┏━━

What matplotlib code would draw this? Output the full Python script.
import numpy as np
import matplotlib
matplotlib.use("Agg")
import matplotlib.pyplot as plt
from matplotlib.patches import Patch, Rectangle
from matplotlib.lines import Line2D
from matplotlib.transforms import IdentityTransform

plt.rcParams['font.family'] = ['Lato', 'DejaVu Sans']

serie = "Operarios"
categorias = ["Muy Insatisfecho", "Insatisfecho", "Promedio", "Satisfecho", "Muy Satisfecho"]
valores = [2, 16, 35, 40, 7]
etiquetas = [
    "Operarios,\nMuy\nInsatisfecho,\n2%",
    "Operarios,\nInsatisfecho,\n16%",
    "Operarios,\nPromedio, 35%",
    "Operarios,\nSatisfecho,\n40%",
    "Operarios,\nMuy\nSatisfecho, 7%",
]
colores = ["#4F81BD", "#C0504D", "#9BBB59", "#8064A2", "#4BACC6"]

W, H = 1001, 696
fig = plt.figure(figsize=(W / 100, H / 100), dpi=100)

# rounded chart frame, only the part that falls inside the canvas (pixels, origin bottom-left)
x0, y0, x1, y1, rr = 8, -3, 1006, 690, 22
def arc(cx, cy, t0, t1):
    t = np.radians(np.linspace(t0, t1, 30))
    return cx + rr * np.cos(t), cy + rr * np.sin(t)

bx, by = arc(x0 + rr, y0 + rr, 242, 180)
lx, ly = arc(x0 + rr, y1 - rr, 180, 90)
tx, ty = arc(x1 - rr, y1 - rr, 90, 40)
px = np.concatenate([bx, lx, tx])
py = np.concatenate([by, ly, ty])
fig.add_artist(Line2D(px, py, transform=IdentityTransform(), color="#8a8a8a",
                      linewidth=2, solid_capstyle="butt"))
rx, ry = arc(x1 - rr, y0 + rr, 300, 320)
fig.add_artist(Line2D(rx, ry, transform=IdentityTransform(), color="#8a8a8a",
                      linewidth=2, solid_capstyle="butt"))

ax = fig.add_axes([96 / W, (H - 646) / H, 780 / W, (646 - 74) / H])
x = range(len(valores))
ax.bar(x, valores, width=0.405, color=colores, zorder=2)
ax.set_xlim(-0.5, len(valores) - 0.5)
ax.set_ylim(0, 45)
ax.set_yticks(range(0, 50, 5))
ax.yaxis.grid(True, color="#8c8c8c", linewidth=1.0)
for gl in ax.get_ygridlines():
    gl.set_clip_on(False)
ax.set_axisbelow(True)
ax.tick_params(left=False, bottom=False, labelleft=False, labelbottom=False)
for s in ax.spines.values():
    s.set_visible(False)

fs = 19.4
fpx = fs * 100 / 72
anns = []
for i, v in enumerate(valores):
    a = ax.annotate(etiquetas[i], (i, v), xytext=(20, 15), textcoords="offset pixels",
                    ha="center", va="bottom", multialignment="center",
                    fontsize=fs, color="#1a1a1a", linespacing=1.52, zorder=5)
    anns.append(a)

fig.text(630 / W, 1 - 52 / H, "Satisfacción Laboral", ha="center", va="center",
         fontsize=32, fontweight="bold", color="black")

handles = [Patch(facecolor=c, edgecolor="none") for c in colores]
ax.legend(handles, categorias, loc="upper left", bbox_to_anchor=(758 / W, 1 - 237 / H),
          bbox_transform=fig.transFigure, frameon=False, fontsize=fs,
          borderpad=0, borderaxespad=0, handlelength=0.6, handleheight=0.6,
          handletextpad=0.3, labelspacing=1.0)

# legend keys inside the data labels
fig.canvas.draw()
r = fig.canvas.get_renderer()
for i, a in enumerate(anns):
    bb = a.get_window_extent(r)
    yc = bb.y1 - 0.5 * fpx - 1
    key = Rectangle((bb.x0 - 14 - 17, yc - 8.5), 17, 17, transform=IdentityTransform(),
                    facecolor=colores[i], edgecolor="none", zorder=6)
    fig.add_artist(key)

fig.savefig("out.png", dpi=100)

┗━━

__Task details__:
Hand back the material above in full, exactly as written.

__In response__:
What matplotlib code would draw this? Output the full Python script.
import numpy as np
import matplotlib
matplotlib.use("Agg")
import matplotlib.pyplot as plt
from matplotlib.patches import Patch, Rectangle
from matplotlib.lines import Line2D
from matplotlib.transforms import IdentityTransform

plt.rcParams['font.family'] = ['Lato', 'DejaVu Sans']

serie = "Operarios"
categorias = ["Muy Insatisfecho", "Insatisfecho", "Promedio", "Satisfecho", "Muy Satisfecho"]
valores = [2, 16, 35, 40, 7]
etiquetas = [
    "Operarios,\nMuy\nInsatisfecho,\n2%",
    "Operarios,\nInsatisfecho,\n16%",
    "Operarios,\nPromedio, 35%",
    "Operarios,\nSatisfecho,\n40%",
    "Operarios,\nMuy\nSatisfecho, 7%",
]
colores = ["#4F81BD", "#C0504D", "#9BBB59", "#8064A2", "#4BACC6"]

W, H = 1001, 696
fig = plt.figure(figsize=(W / 100, H / 100), dpi=100)

# rounded chart frame, only the part that falls inside the canvas (pixels, origin bottom-left)
x0, y0, x1, y1, rr = 8, -3, 1006, 690, 22
def arc(cx, cy, t0, t1):
    t = np.radians(np.linspace(t0, t1, 30))
    return cx + rr * np.cos(t), cy + rr * np.sin(t)

bx, by = arc(x0 + rr, y0 + rr, 242, 180)
lx, ly = arc(x0 + rr, y1 - rr, 180, 90)
tx, ty = arc(x1 - rr, y1 - rr, 90, 40)
px = np.concatenate([bx, lx, tx])
py = np.concatenate([by, ly, ty])
fig.add_artist(Line2D(px, py, transform=IdentityTransform(), color="#8a8a8a",
                      linewidth=2, solid_capstyle="butt"))
rx, ry = arc(x1 - rr, y0 + rr, 300, 320)
fig.add_artist(Line2D(rx, ry, transform=IdentityTransform(), color="#8a8a8a",
                      linewidth=2, solid_capstyle="butt"))

ax = fig.add_axes([96 / W, (H - 646) / H, 780 / W, (646 - 74) / H])
x = range(len(valores))
ax.bar(x, valores, width=0.405, color=colores, zorder=2)
ax.set_xlim(-0.5, len(valores) - 0.5)
ax.set_ylim(0, 45)
ax.set_yticks(range(0, 50, 5))
ax.yaxis.grid(True, color="#8c8c8c", linewidth=1.0)
for gl in ax.get_ygridlines():
    gl.set_clip_on(False)
ax.set_axisbelow(True)
ax.tick_params(left=False, bottom=False, labelleft=False, labelbottom=False)
for s in ax.spines.values():
    s.set_visible(False)

fs = 19.4
fpx = fs * 100 / 72
anns = []
for i, v in enumerate(valores):
    a = ax.annotate(etiquetas[i], (i, v), xytext=(20, 15), textcoords="offset pixels",
                    ha="center", va="bottom", multialignment="center",
                    fontsize=fs, color="#1a1a1a", linespacing=1.52, zorder=5)
    anns.append(a)

fig.text(630 / W, 1 - 52 / H, "Satisfacción Laboral", ha="center", va="center",
         fontsize=32, fontweight="bold", color="black")

handles = [Patch(facecolor=c, edgecolor="none") for c in colores]
ax.legend(handles, categorias, loc="upper left", bbox_to_anchor=(758 / W, 1 - 237 / H),
          bbox_transform=fig.transFigure, frameon=False, fontsize=fs,
          borderpad=0, borderaxespad=0, handlelength=0.6, handleheight=0.6,
          handletextpad=0.3, labelspacing=1.0)

# legend keys inside the data labels
fig.canvas.draw()
r = fig.canvas.get_renderer()
for i, a in enumerate(anns):
    bb = a.get_window_extent(r)
    yc = bb.y1 - 0.5 * fpx - 1
    key = Rectangle((bb.x0 - 14 - 17, yc - 8.5), 17, 17, transform=IdentityTransform(),
                    facecolor=colores[i], edgecolor="none", zorder=6)
    fig.add_artist(key)

fig.savefig("out.png", dpi=100)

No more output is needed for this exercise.